WASHINGTON — The House of Representatives on Jan. 29 approved by a vote of 251 to 166 the Agricultural Act of 2014, the Senate-House conference report comprising a compromise farm bill to replace the Food, Conservation and Energy Act of 2008, whose extended tenure expired on Oct. 1, 2013. The conference report now will be debated and voted upon in the Senate. If the Senate passes the Agricultural Act of 2014, the legislation will be sent to the White House for the president’s signature. The White House indicated the president will sign the act as written, which would end a congressional odyssey to hammer out a new farm act that has lasted nearly three years.

Enactment also would prevent the resurrection of obsolete farm programs embodied in “permanent law,” i.e. the Farm Act of 1949. The most immediate effect of such a reversion to permanent law would have been to require the U.S. Department of Agriculture to begin purchasing milk from producers at levels much higher than the market price, which, in turn, would have prodded a spike in retail milk prices in the next several weeks.

The Congressional Budget Office indicated that the farm bill, including the sequester, will yield $23 billion in cuts in agriculture and nutrition spending over 10 years compared with the current farm law. Farm program spending would be reduced $18.4 billion over 10 years, conservation program spending would be reduced $6.1 billion, and spending on nutrition programs would be reduced $8 billion.

The Agricultural Act would end direct payments to producers that began 18 years ago and whose aim at that time was to begin weaning producers from previous income protection subsidies. Instead, the direct payments became the fixture in recent farm bills even as they increasingly became viewed as indefensible, especially at a time of both strong farm prices and tightening budgets across all levels of government. The bill would bolster support to crop insurance programs, which have become the centerpiece of federal support to production agriculture.

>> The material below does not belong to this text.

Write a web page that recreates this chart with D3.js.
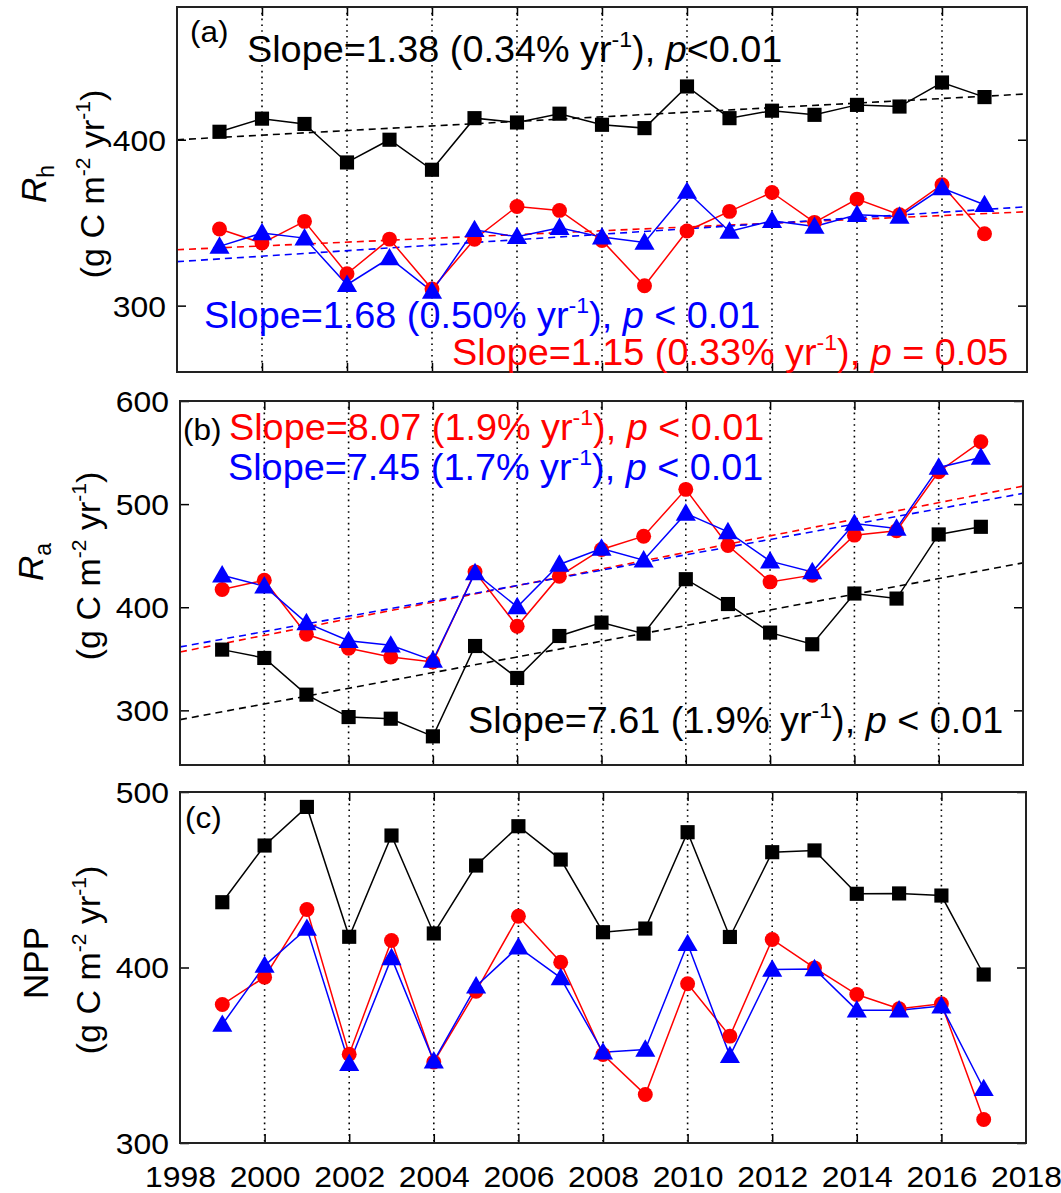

The bill would reduce spending on the Supplemental Nutrition Assistance Program by an estimated $8 billion over 10 years. Congressional agriculture committee leaders asserted the cuts largely would be achieved by cracking down on what were claimed to be excessive payments to individuals in states that provide token amounts of home heating assistance to SNAP households in order to allow them to secure higher food and nutrition benefits than otherwise would be the case. Bill proponents asserted the spending cuts would not remove anyone from the SNAP program while ensuring that every person receives the benefits they are intended to receive under the rules of the program.

The bill would do this by preventing states from listing a utility bill on an individual’s food assistance application unless the person receives at least $20 per year in home heating assistance, or if the person produces his or her utility bill.

“This change does not affect 96% of SNAP recipients,” said a spokesman for the Senate Committee on Agriculture, Nutrition and Forestry. “All recipients will continue to receive 100% of the SNAP benefits their actual expenses call for under the current rules of the program. The 2014 Farm Bill does not remove anyone from the SNAP program.”

The Senate in its original farm bill authorized a $4 billion cut in SNAP funding over 10 years, whereas the House in its nutrition bill called for $39 billion in cuts.

The Agricultural Act would leave intact the protectionist sugar program, retain country-of-origin labeling (COOL) on meat and poultry products, and introduce a compromise reform of the dairy program.